Cropley stuck to his false narrative, responding, “It’s difficult to ask for something of which you had no knowledge of.”

He insisted the recusal was unfair to Rackauckas’ office because “the DA is now in the best position to insure compliance” with Goethals’ court orders.

On the other hand, Deputy Public Defender Scott Van Camp told the appellate panel that the prosecutor’s office “showed it would do nothing” in response to cheating deputies.


The underlying notion of Fybel’s question annihilates the presentation that OCDA officials have aggressively obeyed ethical rules.

As recently as a Sept. 22 hearing in Orange County’s central justice center, a stunned Goethals asked government officials why they continue to disobey his January 2013 discovery order in Dekraai.

“When should I expect full compliance with my lawful orders?” the judge asked. “Three and a half years isn’t enough time?”

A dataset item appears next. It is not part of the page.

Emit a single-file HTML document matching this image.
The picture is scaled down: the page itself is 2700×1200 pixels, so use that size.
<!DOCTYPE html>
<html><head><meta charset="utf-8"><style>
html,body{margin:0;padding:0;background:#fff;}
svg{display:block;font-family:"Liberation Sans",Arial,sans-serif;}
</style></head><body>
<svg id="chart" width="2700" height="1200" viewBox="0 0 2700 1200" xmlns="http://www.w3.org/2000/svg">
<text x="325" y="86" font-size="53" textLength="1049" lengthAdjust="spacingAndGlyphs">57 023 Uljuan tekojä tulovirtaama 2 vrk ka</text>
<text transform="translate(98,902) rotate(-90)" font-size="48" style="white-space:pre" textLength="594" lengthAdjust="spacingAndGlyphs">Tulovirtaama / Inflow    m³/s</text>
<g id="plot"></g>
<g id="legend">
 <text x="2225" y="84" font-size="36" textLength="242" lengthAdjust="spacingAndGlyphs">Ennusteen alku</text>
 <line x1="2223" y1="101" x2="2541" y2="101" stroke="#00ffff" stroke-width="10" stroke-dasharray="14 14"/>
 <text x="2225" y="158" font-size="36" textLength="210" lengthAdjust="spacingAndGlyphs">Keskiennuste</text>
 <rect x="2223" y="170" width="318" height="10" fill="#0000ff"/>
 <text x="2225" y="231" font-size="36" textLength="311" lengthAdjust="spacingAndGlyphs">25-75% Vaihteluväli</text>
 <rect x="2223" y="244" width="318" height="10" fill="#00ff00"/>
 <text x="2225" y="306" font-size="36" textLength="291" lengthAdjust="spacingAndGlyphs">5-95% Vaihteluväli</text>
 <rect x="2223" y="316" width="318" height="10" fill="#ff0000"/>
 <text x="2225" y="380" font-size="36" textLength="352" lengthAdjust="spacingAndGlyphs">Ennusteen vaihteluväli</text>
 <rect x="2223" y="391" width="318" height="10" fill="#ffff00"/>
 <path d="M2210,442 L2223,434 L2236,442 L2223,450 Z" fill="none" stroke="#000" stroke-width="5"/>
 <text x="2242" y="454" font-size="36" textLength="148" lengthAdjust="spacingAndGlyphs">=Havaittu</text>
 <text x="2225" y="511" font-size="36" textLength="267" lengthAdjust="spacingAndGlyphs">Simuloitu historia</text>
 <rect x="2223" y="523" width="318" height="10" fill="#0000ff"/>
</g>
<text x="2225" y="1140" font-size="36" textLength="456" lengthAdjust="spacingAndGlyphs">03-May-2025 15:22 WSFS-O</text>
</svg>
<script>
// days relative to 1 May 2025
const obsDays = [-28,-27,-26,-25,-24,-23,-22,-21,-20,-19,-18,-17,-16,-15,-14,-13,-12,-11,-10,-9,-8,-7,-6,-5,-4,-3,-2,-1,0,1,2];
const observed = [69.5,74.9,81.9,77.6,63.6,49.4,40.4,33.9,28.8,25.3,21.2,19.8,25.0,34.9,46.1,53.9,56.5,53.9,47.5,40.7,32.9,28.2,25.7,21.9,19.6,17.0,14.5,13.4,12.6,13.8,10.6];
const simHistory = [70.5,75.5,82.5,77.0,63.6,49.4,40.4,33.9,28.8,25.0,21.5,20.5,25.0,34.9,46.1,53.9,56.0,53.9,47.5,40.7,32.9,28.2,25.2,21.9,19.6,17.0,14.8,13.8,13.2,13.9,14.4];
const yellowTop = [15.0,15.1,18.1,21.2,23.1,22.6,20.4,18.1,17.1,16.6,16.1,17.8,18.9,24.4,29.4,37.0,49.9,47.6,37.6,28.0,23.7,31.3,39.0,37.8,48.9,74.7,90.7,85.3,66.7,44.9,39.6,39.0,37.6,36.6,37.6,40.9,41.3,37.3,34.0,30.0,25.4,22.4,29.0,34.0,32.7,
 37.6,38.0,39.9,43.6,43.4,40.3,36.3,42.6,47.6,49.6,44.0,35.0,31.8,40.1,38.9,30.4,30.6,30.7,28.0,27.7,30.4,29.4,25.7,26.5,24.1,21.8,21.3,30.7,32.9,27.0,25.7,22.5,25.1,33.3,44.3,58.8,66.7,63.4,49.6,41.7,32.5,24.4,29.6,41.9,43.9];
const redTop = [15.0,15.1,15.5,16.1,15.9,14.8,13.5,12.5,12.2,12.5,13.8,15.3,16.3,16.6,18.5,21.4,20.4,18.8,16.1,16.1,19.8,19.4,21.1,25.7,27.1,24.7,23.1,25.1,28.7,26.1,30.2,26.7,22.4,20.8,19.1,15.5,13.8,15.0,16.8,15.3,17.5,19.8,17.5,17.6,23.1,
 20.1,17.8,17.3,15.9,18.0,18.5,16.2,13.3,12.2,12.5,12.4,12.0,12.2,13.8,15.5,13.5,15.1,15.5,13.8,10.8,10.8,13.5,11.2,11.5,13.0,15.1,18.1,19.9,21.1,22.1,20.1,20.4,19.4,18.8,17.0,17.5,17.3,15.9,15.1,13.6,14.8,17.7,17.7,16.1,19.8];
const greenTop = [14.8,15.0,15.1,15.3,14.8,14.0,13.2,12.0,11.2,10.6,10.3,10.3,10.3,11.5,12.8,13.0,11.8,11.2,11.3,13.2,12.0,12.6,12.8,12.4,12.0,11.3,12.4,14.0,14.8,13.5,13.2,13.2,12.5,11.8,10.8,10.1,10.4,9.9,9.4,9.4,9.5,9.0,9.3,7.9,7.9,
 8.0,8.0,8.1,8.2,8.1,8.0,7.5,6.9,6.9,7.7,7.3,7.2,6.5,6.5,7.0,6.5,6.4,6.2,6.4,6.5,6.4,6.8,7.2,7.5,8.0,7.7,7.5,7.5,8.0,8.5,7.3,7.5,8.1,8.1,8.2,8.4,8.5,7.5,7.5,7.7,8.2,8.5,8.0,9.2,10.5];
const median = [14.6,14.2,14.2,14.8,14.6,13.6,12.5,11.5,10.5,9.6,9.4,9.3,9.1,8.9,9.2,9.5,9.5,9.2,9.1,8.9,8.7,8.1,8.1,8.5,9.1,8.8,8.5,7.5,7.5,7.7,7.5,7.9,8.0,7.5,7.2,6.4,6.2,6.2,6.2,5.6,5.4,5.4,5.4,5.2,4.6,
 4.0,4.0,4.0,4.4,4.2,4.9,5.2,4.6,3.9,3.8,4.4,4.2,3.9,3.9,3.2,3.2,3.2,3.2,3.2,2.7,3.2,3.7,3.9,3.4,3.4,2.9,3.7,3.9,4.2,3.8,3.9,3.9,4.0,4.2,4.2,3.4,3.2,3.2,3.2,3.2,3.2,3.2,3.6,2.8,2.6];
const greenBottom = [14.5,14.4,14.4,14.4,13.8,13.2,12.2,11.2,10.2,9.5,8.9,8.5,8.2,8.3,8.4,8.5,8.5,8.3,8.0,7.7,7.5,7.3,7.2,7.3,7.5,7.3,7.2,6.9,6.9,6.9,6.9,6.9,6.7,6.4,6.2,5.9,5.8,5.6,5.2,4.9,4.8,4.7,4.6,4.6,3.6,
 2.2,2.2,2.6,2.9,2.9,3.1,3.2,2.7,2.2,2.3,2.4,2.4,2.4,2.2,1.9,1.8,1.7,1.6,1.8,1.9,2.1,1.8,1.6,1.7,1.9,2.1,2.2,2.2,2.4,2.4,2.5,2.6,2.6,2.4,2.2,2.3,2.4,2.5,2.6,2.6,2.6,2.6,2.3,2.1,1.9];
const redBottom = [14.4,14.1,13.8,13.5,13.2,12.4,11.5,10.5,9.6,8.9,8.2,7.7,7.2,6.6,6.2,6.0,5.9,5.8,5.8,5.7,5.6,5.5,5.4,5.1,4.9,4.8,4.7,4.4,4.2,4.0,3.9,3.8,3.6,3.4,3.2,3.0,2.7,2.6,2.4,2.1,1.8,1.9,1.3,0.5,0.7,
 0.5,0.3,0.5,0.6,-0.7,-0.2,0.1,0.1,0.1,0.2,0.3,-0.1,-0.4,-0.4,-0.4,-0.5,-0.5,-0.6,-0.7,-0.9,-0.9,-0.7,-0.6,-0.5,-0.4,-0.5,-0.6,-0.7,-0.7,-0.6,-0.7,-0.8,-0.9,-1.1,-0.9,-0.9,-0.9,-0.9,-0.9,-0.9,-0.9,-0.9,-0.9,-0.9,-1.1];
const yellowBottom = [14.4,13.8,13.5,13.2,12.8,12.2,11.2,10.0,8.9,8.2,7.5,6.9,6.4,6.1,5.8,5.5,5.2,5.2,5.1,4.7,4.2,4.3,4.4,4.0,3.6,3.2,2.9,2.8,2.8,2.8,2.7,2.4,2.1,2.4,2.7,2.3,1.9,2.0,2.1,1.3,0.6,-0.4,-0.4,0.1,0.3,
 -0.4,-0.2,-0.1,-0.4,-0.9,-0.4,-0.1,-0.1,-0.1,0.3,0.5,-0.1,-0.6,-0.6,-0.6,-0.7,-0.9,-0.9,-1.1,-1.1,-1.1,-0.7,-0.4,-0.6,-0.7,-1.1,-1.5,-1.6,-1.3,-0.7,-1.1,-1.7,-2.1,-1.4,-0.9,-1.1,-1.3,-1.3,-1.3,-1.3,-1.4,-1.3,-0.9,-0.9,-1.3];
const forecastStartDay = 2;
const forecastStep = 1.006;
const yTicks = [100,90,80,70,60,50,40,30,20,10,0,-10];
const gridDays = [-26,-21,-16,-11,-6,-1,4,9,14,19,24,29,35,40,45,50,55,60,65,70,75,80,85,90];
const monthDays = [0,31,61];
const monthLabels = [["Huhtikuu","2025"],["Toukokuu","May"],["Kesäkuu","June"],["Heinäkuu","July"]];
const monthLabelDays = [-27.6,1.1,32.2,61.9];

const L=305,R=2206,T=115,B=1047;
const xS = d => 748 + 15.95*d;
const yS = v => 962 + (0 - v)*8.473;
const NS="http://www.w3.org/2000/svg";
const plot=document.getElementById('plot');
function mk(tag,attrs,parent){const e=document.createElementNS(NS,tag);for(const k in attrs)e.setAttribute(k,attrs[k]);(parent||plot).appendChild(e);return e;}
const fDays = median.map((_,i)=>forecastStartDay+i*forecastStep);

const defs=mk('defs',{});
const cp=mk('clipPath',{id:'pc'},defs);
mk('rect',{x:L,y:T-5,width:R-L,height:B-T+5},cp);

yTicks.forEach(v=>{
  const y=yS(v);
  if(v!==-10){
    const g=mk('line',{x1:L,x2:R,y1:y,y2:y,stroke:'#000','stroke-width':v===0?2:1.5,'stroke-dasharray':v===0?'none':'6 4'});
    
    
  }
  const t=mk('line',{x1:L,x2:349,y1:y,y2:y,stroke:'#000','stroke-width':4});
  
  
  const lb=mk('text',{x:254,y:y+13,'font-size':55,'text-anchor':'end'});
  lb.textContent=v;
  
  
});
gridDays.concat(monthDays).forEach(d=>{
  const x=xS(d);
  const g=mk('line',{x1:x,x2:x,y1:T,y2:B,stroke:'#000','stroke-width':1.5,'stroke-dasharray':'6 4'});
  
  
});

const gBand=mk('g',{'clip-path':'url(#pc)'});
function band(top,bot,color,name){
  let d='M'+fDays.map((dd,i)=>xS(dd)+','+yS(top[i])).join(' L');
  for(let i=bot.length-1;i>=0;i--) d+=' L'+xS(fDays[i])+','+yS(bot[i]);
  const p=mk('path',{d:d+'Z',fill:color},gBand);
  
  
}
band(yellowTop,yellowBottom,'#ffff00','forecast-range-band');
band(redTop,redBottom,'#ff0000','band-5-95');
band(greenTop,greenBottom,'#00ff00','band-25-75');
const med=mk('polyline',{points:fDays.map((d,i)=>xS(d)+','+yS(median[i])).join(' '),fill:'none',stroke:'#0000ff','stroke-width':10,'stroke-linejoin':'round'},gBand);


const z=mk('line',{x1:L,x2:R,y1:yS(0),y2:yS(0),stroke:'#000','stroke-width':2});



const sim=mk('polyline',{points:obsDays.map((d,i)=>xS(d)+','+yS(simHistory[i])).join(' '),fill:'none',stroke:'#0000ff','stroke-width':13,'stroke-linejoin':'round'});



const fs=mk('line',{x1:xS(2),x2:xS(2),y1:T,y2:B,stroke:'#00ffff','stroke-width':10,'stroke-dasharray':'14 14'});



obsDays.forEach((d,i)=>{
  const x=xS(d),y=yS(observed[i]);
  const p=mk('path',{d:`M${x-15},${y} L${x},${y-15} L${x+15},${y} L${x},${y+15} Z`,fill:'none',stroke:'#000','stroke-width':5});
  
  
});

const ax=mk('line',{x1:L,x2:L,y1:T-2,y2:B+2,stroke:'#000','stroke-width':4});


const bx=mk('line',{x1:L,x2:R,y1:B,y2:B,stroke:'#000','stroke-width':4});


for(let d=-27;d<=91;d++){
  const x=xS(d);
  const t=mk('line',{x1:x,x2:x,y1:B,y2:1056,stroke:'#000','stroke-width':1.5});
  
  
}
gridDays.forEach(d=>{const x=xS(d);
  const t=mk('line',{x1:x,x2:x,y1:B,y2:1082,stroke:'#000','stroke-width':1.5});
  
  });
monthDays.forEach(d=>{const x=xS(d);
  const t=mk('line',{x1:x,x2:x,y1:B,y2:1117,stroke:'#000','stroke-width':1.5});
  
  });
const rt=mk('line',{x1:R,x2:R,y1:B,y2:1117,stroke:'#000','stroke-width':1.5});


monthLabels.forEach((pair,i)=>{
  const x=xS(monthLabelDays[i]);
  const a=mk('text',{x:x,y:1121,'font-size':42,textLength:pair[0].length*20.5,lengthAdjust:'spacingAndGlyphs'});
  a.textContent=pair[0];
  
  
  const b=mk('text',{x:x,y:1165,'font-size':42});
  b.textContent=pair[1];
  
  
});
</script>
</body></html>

Deputy DA Wagner, the lead Dekraai prosecutor, and Elizabeth Pejeau, a deputy county counsel representing Sheriff Hutchens, hemmed and hawed. Both admitted additional records hidden from Sanders would be forthcoming but didn’t give themselves a deadline as they continue to demand that the state execute the defendant. Goethals scheduled a follow-up hearing for next week.

Meanwhile, the appellate justices will determine within 90 days if Goethals’ recusal order was legally permissible and, if so, the AG’s office then must take over prosecution duties during the penalty phase of Dekraai.